◆ Instructions for the task ◆
Search the data for the word "with". Reproduce every line where it is found.

:: Data shown

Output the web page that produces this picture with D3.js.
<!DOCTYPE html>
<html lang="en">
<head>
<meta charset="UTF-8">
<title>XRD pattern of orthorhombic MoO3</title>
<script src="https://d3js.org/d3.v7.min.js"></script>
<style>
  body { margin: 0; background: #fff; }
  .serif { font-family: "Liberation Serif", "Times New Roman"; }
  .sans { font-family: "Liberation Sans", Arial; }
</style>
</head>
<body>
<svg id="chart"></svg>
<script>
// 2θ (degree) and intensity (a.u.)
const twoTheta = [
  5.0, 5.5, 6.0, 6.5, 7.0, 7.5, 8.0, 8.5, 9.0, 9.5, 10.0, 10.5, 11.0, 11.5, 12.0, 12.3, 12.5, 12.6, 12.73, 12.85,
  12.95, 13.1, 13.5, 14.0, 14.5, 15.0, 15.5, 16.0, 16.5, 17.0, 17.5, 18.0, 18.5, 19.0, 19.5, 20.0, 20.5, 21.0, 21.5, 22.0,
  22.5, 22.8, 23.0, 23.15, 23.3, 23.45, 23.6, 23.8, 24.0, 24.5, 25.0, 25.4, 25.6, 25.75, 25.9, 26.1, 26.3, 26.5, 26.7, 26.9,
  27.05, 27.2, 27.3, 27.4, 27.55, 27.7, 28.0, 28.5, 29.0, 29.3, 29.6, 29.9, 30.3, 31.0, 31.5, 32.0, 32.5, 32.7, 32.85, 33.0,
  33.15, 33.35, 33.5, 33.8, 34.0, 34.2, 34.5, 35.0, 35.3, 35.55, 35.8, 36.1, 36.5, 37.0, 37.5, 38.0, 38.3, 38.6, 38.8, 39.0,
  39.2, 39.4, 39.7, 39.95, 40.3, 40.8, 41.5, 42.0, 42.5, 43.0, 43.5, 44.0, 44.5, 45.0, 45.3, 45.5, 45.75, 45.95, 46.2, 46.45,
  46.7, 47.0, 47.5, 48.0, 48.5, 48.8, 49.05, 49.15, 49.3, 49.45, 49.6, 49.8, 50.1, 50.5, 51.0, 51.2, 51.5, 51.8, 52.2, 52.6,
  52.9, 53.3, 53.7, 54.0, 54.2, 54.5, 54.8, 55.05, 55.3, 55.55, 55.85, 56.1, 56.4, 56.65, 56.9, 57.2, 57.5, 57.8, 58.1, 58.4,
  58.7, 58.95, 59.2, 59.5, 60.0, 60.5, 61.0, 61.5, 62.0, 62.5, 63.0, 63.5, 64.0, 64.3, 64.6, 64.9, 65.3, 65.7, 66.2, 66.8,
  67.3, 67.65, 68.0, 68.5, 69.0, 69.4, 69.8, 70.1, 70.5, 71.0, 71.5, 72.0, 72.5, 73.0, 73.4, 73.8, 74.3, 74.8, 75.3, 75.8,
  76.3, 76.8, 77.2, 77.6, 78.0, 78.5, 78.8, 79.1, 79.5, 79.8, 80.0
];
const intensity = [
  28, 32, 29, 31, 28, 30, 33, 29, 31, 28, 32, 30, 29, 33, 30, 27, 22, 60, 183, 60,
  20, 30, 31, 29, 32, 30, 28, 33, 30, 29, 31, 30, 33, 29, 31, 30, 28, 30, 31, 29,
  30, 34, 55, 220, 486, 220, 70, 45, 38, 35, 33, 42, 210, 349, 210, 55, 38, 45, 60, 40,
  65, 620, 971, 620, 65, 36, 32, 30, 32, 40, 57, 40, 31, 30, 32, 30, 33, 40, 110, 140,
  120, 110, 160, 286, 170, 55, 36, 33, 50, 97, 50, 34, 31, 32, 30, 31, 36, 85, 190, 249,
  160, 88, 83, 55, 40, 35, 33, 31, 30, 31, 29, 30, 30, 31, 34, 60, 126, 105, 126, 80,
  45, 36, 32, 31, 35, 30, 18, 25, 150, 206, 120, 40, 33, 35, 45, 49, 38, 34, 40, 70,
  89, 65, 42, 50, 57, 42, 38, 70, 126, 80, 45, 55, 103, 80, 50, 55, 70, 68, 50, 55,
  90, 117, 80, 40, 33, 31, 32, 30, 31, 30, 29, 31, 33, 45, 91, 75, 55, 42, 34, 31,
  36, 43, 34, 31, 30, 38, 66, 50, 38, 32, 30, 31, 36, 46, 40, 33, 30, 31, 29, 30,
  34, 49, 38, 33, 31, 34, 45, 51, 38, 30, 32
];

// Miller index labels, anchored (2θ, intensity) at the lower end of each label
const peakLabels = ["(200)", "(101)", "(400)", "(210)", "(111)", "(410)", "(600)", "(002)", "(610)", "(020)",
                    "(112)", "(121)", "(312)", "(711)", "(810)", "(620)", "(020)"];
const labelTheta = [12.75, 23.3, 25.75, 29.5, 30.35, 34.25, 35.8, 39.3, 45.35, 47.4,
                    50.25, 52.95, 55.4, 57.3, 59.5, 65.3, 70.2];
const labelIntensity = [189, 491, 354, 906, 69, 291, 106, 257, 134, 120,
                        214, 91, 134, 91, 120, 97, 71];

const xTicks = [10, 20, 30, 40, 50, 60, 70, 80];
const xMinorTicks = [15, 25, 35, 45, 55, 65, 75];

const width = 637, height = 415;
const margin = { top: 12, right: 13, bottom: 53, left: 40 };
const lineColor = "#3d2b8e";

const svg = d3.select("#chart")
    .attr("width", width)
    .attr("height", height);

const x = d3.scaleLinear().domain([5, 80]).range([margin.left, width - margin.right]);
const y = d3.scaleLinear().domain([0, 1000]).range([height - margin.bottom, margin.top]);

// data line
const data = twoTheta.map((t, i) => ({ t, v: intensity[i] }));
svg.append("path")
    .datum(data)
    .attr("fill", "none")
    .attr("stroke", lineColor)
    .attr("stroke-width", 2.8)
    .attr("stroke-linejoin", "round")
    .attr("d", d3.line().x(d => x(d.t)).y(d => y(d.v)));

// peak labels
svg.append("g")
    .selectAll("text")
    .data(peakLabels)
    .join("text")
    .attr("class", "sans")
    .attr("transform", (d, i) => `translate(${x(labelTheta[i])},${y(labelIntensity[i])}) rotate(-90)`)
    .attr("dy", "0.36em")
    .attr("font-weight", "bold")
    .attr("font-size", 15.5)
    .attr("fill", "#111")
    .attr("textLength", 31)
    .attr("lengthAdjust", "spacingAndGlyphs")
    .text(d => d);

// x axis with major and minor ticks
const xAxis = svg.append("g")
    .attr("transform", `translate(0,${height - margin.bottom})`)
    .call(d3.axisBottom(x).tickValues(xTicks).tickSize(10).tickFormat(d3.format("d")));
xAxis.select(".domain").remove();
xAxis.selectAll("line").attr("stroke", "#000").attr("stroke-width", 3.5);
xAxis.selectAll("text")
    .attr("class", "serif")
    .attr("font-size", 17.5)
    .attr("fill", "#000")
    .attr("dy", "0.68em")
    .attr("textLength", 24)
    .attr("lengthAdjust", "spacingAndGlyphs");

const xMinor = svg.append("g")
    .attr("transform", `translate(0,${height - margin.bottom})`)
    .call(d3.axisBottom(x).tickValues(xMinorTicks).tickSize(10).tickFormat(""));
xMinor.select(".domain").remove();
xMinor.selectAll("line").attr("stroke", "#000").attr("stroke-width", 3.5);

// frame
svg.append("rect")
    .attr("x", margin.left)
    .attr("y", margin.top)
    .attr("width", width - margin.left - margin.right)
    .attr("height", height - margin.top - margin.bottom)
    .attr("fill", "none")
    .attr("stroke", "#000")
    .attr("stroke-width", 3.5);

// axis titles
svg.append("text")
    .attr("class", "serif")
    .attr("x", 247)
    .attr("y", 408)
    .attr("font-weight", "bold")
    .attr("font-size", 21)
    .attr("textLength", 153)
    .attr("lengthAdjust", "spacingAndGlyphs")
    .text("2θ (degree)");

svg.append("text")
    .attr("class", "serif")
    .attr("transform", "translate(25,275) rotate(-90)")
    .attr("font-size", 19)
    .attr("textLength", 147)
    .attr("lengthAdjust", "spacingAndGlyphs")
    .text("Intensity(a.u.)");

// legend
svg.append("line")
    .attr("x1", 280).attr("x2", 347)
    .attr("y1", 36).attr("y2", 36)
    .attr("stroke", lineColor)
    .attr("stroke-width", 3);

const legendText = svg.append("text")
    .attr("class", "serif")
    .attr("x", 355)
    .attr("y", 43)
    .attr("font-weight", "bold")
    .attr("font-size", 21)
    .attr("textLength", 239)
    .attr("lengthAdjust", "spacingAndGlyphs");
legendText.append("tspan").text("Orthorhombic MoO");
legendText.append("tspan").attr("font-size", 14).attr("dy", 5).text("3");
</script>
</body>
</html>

::::

◆ Answer for this exercise ◆
Output the web page that produces this picture with D3.js.
// x axis with major and minor ticks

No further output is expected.